╭─ GIVEN RECORDS

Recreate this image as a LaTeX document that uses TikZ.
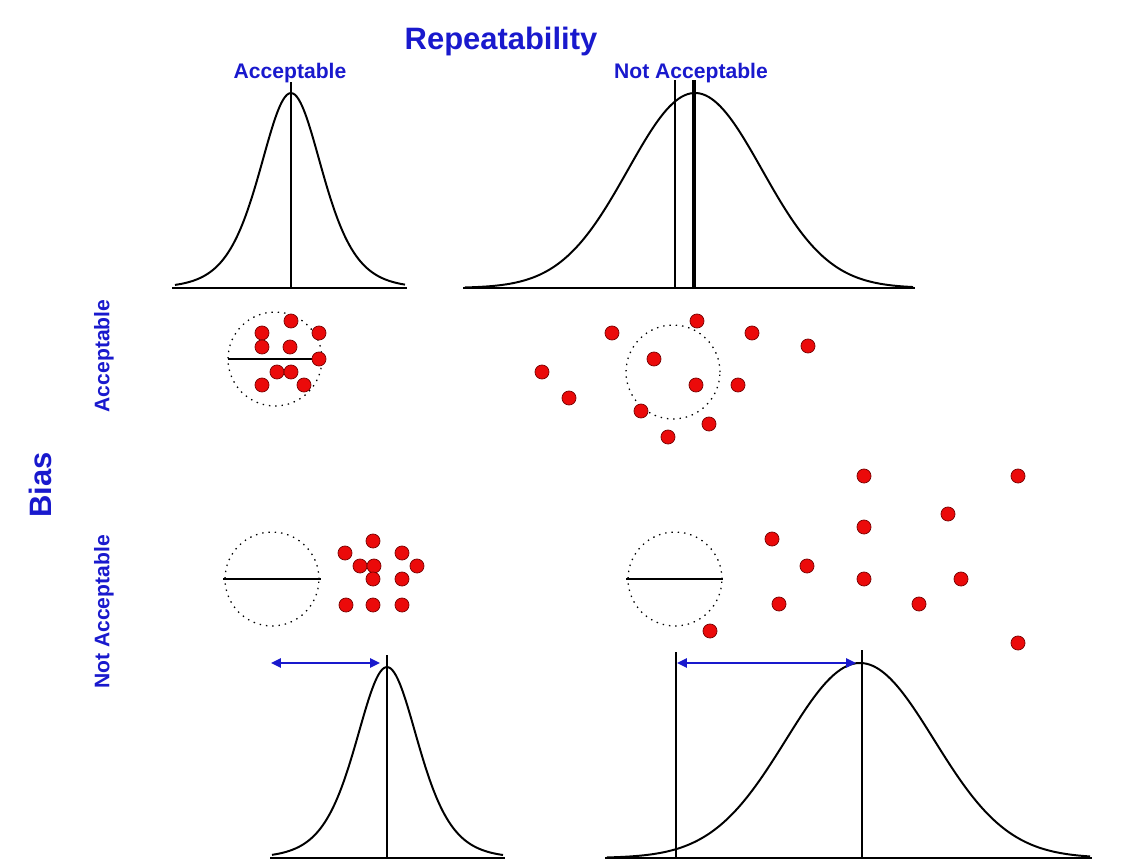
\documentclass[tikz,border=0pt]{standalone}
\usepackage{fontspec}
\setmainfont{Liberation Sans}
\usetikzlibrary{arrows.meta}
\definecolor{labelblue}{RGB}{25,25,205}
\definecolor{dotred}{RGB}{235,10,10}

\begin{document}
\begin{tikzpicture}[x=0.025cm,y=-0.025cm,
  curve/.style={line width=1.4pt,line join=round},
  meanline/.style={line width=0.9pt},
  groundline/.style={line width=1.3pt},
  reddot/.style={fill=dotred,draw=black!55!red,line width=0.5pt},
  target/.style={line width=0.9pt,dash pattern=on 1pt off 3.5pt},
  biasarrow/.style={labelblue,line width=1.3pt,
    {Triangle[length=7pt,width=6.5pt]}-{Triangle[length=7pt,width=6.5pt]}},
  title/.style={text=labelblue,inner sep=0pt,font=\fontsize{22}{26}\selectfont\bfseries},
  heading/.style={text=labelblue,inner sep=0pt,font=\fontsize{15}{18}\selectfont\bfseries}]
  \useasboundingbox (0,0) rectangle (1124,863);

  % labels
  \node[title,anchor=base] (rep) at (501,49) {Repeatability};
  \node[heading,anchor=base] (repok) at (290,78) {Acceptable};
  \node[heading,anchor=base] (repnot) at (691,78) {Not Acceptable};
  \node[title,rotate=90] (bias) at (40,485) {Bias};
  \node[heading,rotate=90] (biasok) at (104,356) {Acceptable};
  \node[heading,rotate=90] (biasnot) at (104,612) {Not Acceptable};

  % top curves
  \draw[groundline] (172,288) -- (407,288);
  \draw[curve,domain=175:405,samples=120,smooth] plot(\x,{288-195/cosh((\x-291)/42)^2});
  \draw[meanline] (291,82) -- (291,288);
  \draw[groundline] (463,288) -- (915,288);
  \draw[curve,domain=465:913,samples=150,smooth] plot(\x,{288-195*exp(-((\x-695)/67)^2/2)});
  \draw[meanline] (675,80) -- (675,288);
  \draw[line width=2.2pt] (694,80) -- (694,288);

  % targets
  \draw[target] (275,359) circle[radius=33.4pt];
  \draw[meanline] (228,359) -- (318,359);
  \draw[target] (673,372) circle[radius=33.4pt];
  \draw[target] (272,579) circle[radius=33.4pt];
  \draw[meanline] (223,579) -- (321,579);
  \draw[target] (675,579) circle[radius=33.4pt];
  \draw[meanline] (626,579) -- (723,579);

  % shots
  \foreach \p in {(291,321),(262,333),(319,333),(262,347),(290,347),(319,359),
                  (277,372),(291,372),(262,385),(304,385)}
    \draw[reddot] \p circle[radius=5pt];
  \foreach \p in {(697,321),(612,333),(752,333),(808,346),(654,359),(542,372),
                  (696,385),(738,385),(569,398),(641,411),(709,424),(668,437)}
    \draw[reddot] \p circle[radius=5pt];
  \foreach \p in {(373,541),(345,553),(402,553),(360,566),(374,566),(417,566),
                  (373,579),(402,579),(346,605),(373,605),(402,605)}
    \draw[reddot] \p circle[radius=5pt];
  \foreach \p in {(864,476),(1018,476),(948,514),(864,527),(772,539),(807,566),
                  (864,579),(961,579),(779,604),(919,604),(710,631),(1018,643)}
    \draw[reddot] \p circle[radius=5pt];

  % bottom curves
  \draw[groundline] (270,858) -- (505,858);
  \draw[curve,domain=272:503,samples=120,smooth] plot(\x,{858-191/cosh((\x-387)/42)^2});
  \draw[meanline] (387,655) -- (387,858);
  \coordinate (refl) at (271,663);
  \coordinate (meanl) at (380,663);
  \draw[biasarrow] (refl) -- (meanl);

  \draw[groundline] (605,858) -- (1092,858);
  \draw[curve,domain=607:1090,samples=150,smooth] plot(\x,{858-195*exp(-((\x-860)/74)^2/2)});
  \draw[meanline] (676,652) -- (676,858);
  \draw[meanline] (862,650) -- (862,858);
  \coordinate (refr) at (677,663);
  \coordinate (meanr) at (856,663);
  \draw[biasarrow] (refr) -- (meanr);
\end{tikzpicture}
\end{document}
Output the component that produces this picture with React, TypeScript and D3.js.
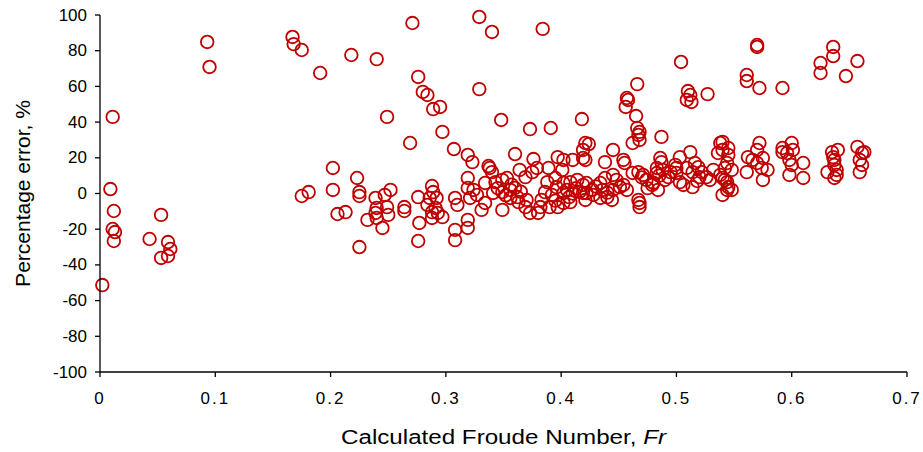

╰─

* **TASK DIRECTIONS**: State, as a number only, how many lines in the entries include "that".

* **RESULT FOR THIS TASK**: 2